**Problem to solve**
Starting at the line that contains "What matplotlib code", reproduce each line exactly up to and including the line that contains "purple = '#9900CC'". Reproduce nothing else.

**Stored records**
────────

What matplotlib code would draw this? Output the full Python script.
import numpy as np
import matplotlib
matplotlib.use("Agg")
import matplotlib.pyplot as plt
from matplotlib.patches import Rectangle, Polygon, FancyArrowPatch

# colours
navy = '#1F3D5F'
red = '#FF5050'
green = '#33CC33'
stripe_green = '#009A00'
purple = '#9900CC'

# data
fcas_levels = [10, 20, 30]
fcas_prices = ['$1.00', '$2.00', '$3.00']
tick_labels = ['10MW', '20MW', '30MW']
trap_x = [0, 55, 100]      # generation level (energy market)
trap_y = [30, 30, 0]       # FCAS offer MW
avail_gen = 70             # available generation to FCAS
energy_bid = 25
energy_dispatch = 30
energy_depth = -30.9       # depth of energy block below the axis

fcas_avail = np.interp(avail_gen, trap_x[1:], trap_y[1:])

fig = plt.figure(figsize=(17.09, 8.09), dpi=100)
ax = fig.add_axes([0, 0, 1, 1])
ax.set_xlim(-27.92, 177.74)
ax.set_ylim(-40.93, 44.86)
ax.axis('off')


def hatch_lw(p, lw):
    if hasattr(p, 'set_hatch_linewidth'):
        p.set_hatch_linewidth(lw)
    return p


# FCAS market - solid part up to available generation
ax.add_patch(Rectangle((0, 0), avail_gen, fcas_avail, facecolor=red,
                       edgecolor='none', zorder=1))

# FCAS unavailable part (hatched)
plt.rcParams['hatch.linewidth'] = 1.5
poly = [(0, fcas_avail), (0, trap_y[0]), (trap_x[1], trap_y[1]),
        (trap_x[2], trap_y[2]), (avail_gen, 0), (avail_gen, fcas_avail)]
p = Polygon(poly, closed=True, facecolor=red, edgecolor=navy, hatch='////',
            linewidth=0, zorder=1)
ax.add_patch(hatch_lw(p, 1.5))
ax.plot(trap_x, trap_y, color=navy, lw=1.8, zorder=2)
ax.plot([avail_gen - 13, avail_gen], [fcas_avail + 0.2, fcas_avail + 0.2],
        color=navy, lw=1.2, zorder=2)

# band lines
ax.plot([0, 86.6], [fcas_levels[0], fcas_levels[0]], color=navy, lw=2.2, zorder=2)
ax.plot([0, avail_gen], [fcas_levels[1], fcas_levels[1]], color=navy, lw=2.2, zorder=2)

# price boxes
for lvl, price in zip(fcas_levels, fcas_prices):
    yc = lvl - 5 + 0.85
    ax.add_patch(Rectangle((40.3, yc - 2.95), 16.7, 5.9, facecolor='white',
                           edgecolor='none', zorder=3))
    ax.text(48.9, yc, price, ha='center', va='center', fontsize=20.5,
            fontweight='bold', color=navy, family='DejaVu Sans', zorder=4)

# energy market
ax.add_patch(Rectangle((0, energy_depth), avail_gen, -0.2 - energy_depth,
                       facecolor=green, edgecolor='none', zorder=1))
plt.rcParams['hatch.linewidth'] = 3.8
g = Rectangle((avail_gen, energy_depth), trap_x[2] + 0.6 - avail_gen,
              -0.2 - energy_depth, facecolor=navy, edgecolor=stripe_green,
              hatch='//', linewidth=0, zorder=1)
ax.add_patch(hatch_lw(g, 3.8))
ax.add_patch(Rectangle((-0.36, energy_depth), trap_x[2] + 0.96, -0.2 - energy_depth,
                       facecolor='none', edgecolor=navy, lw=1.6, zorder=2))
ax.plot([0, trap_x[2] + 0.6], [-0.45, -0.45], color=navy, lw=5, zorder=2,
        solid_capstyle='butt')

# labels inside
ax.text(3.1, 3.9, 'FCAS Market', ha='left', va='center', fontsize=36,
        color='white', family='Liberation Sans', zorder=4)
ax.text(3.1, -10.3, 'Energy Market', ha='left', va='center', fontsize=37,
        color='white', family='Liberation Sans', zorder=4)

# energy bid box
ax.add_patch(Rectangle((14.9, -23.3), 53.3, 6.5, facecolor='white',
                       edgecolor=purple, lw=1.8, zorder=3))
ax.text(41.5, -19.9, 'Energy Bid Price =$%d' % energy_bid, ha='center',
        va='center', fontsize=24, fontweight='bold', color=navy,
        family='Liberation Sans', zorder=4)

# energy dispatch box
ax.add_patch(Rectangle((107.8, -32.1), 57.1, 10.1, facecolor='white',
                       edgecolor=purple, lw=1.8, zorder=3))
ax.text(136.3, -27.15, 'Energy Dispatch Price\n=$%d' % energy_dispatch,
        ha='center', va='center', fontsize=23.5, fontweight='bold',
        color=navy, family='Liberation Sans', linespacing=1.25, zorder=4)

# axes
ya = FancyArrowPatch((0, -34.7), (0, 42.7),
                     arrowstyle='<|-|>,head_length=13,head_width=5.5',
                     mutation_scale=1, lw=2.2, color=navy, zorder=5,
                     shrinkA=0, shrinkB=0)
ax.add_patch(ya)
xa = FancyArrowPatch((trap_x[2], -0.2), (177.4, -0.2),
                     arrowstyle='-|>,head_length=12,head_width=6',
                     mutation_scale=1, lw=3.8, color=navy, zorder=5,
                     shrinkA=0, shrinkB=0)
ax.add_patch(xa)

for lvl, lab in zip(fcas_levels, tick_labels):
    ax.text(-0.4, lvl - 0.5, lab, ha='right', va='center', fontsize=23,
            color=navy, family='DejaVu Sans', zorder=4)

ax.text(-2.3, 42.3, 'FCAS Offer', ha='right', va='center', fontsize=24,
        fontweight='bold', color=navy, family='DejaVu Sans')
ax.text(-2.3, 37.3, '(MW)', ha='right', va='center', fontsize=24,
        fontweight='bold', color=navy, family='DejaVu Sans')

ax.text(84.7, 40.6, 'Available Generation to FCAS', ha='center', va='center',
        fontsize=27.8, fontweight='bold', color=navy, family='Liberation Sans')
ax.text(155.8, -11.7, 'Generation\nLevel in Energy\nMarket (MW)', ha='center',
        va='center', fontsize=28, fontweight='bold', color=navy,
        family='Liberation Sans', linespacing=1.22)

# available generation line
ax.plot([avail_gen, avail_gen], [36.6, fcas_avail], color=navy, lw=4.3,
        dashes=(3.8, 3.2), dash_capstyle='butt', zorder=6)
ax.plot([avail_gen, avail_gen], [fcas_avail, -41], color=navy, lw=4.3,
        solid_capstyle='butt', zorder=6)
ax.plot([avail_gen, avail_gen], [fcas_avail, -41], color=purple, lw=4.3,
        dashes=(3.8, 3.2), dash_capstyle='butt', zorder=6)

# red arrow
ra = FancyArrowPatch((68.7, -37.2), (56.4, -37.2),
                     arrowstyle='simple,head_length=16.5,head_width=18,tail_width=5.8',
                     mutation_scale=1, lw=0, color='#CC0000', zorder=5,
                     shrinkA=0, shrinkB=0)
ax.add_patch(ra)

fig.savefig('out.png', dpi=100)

────────

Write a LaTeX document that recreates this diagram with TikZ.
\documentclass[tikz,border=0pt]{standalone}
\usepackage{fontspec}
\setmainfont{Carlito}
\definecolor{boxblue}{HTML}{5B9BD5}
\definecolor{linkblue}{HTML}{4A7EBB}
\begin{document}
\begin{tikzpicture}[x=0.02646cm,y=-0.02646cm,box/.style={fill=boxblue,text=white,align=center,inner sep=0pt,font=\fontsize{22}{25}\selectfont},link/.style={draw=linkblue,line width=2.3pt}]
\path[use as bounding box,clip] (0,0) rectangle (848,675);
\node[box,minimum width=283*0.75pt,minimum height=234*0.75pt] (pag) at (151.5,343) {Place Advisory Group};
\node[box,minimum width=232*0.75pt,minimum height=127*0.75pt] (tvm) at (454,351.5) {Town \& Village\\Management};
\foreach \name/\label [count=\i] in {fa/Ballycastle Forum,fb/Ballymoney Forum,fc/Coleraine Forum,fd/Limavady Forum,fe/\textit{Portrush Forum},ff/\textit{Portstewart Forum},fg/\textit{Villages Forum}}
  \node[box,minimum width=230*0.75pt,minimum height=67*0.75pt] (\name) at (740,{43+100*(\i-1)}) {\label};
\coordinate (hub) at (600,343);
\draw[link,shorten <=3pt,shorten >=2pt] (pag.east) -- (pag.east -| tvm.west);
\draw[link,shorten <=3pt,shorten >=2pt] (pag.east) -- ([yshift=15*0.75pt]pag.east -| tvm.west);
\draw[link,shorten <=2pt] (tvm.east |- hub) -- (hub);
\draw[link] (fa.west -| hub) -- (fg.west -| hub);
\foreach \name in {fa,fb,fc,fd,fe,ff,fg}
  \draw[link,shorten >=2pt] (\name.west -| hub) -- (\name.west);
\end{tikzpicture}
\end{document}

────────

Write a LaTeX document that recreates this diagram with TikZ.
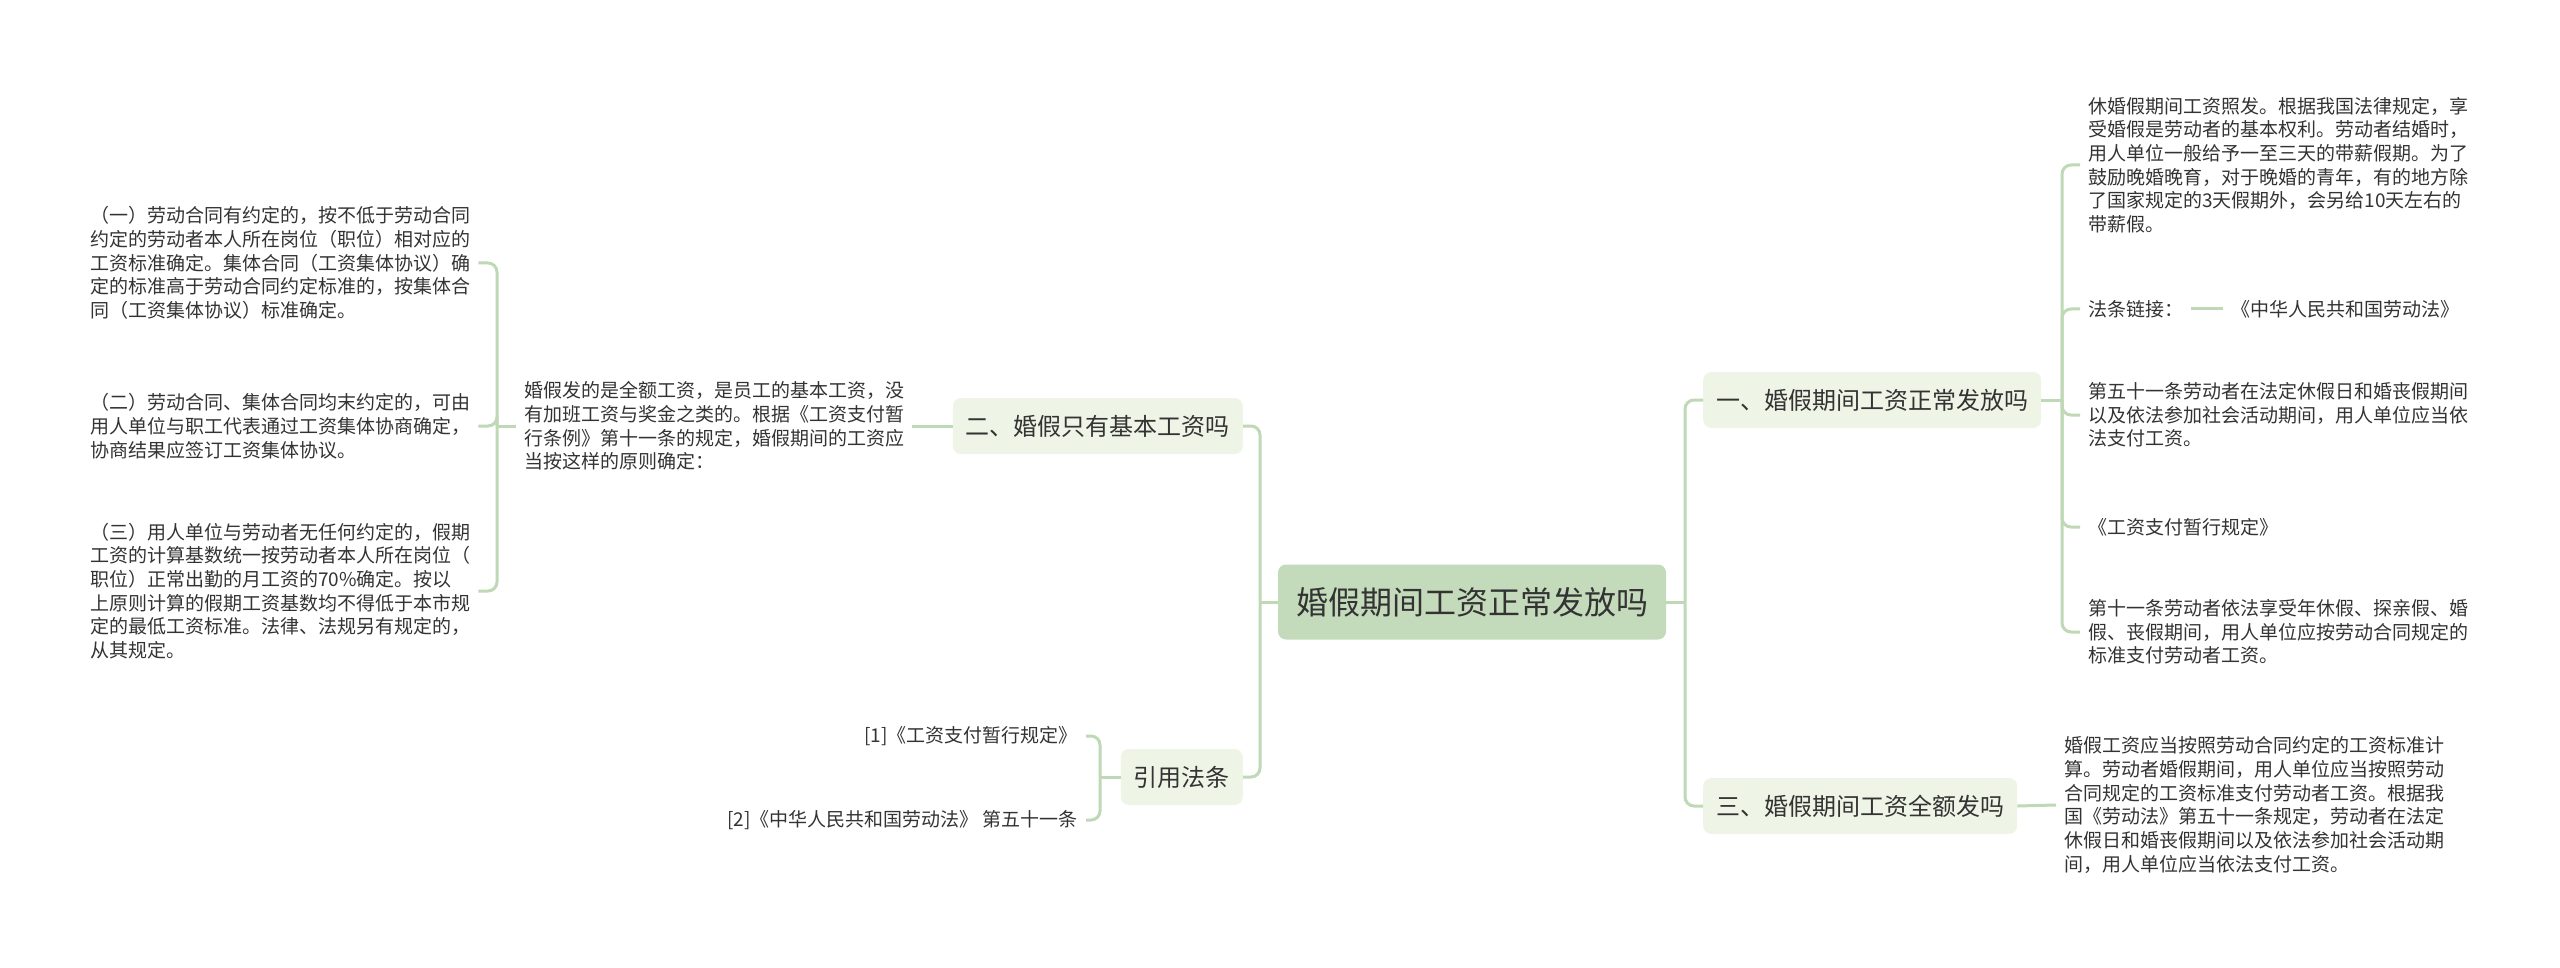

────────

**Written response**
What matplotlib code would draw this? Output the full Python script.
import numpy as np
import matplotlib
matplotlib.use("Agg")
import matplotlib.pyplot as plt
from matplotlib.patches import Rectangle, Polygon, FancyArrowPatch

# colours
navy = '#1F3D5F'
red = '#FF5050'
green = '#33CC33'
stripe_green = '#009A00'
purple = '#9900CC'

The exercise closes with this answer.